____ SUPPLIED RECORDS

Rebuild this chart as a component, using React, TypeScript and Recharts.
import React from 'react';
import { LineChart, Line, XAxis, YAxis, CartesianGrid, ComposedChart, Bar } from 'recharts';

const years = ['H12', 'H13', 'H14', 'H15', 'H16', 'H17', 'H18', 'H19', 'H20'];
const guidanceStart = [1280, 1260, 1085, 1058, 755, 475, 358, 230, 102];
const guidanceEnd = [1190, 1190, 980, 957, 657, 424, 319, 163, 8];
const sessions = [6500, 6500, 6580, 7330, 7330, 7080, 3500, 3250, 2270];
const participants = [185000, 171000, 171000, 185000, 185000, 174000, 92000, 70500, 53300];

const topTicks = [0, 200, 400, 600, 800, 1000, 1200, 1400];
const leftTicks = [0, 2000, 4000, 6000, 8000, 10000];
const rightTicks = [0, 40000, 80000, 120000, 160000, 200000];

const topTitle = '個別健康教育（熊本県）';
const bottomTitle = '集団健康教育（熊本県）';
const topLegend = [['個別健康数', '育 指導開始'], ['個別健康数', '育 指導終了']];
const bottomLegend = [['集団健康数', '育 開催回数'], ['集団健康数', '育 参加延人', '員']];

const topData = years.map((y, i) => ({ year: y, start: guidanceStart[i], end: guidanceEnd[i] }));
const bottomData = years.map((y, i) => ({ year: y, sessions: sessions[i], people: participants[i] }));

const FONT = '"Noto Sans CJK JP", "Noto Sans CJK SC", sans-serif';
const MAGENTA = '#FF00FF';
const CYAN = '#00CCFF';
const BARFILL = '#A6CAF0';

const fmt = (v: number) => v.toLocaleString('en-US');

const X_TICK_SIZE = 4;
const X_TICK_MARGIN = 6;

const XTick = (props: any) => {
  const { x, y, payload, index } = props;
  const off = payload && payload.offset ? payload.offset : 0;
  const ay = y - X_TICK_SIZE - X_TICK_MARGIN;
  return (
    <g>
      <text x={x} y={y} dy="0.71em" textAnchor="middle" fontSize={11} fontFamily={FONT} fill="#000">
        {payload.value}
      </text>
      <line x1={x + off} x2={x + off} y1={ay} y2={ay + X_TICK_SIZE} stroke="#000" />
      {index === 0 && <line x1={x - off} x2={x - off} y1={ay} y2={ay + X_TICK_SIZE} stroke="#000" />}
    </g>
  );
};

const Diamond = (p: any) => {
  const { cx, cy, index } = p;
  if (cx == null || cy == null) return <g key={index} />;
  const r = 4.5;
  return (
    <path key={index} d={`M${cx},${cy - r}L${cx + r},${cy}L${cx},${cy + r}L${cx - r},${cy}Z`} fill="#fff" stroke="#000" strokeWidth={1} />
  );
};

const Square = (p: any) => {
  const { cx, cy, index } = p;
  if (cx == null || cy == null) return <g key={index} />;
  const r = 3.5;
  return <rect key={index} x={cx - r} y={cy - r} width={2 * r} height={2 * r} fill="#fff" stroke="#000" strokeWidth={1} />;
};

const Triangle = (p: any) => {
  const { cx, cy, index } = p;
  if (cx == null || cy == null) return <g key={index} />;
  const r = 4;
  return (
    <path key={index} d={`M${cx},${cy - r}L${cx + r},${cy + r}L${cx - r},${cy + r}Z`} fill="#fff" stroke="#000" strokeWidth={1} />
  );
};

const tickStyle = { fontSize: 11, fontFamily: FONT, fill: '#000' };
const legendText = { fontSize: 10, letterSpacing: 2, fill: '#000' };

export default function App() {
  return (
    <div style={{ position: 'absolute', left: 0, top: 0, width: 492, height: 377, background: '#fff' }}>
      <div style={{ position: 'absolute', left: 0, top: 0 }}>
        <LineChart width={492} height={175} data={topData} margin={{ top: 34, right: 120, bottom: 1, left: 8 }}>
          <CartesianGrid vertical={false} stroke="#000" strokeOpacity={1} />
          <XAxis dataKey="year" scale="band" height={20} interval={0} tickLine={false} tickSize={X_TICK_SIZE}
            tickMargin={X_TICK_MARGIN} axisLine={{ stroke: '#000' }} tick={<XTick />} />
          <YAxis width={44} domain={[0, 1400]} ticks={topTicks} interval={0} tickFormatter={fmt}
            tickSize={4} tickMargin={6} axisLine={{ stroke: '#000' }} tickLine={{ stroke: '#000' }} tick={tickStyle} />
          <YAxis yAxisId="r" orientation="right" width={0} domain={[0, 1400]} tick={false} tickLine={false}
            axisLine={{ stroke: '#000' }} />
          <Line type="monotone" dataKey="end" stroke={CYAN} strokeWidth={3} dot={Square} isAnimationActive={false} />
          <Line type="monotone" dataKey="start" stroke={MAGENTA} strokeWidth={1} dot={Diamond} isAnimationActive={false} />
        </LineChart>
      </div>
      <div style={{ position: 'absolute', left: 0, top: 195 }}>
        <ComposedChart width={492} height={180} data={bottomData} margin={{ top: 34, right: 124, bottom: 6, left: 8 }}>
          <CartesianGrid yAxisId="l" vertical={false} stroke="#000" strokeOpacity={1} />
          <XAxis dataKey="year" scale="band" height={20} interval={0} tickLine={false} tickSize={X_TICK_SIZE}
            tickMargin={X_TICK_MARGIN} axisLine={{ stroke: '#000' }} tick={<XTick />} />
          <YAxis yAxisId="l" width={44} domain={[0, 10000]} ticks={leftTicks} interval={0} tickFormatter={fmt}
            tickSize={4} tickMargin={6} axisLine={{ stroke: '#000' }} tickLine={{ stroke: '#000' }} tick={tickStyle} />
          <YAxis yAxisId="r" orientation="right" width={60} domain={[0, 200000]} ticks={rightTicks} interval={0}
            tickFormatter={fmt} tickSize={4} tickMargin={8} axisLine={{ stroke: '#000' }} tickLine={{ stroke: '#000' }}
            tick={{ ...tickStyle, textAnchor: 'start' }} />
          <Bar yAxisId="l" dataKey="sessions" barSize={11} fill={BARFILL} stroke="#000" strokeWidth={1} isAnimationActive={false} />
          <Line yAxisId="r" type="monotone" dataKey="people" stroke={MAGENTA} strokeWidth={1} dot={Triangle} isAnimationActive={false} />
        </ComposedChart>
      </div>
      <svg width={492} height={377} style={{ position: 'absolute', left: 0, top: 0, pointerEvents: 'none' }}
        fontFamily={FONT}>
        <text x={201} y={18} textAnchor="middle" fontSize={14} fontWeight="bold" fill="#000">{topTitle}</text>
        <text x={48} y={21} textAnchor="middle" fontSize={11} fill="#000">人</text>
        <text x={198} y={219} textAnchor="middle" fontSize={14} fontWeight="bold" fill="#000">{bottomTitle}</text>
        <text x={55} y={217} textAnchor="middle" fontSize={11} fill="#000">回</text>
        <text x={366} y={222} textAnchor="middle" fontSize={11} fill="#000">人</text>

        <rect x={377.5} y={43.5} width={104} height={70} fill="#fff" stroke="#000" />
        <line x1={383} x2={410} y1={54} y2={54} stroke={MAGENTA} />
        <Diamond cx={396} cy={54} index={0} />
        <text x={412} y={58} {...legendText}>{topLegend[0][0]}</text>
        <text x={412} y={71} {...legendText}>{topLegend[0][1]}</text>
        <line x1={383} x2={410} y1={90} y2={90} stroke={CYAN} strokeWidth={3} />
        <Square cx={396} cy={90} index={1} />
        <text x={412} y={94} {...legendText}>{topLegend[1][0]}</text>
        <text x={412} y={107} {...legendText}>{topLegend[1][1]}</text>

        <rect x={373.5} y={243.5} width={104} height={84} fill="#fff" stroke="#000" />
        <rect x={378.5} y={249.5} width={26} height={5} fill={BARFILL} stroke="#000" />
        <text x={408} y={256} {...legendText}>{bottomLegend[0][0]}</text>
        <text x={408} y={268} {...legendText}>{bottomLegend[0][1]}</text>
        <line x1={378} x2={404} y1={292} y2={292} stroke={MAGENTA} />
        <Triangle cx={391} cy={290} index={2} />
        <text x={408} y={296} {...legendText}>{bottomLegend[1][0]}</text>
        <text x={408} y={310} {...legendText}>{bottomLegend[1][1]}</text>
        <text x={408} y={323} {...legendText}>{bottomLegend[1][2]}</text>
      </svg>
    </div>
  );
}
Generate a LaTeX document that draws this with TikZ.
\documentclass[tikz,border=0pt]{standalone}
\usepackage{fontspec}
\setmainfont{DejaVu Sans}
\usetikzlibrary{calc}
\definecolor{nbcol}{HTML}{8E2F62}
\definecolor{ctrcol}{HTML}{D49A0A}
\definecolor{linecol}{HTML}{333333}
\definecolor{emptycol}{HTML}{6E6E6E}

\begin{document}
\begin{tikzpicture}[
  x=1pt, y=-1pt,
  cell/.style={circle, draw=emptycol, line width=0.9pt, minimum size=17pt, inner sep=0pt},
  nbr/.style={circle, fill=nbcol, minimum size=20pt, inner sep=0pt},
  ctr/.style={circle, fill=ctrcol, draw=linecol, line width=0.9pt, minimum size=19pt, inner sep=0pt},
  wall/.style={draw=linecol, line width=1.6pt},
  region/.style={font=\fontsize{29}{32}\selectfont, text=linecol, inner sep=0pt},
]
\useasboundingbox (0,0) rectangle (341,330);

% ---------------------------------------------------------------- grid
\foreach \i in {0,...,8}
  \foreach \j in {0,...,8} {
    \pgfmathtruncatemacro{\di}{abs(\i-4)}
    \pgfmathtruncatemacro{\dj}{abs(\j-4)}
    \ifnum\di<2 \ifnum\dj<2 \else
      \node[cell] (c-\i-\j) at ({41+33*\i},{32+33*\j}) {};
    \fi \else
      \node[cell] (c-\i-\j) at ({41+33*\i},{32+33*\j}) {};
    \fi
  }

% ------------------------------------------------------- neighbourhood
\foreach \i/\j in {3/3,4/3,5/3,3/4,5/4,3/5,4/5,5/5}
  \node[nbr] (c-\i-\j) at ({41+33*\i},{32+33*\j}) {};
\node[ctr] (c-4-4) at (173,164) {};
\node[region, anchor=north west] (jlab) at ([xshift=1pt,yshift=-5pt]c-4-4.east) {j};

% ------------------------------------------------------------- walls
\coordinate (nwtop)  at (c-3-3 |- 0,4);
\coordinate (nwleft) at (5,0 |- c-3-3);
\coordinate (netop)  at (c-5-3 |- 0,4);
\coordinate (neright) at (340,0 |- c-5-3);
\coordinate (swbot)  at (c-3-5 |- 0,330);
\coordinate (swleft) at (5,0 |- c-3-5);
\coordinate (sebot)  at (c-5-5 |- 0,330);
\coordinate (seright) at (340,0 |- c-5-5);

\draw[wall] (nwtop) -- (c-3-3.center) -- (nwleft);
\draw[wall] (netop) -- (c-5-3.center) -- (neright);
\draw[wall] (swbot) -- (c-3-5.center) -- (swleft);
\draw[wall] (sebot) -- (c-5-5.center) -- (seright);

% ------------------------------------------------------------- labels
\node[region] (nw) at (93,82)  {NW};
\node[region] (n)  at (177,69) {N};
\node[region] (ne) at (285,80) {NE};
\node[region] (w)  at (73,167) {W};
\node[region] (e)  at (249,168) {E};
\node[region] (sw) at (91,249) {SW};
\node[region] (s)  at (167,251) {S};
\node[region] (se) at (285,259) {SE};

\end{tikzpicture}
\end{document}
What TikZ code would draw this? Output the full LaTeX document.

________

Print, please, the lines from the first line of the material through the line that contains "const X_TICK_MARGIN = 6;", exactly as written and with nothing added.

Rebuild this chart as a component, using React, TypeScript and Recharts.
import React from 'react';
import { LineChart, Line, XAxis, YAxis, CartesianGrid, ComposedChart, Bar } from 'recharts';

const years = ['H12', 'H13', 'H14', 'H15', 'H16', 'H17', 'H18', 'H19', 'H20'];
const guidanceStart = [1280, 1260, 1085, 1058, 755, 475, 358, 230, 102];
const guidanceEnd = [1190, 1190, 980, 957, 657, 424, 319, 163, 8];
const sessions = [6500, 6500, 6580, 7330, 7330, 7080, 3500, 3250, 2270];
const participants = [185000, 171000, 171000, 185000, 185000, 174000, 92000, 70500, 53300];

const topTicks = [0, 200, 400, 600, 800, 1000, 1200, 1400];
const leftTicks = [0, 2000, 4000, 6000, 8000, 10000];
const rightTicks = [0, 40000, 80000, 120000, 160000, 200000];

const topTitle = '個別健康教育（熊本県）';
const bottomTitle = '集団健康教育（熊本県）';
const topLegend = [['個別健康数', '育 指導開始'], ['個別健康数', '育 指導終了']];
const bottomLegend = [['集団健康数', '育 開催回数'], ['集団健康数', '育 参加延人', '員']];

const topData = years.map((y, i) => ({ year: y, start: guidanceStart[i], end: guidanceEnd[i] }));
const bottomData = years.map((y, i) => ({ year: y, sessions: sessions[i], people: participants[i] }));

const FONT = '"Noto Sans CJK JP", "Noto Sans CJK SC", sans-serif';
const MAGENTA = '#FF00FF';
const CYAN = '#00CCFF';
const BARFILL = '#A6CAF0';

const fmt = (v: number) => v.toLocaleString('en-US');

const X_TICK_SIZE = 4;
const X_TICK_MARGIN = 6;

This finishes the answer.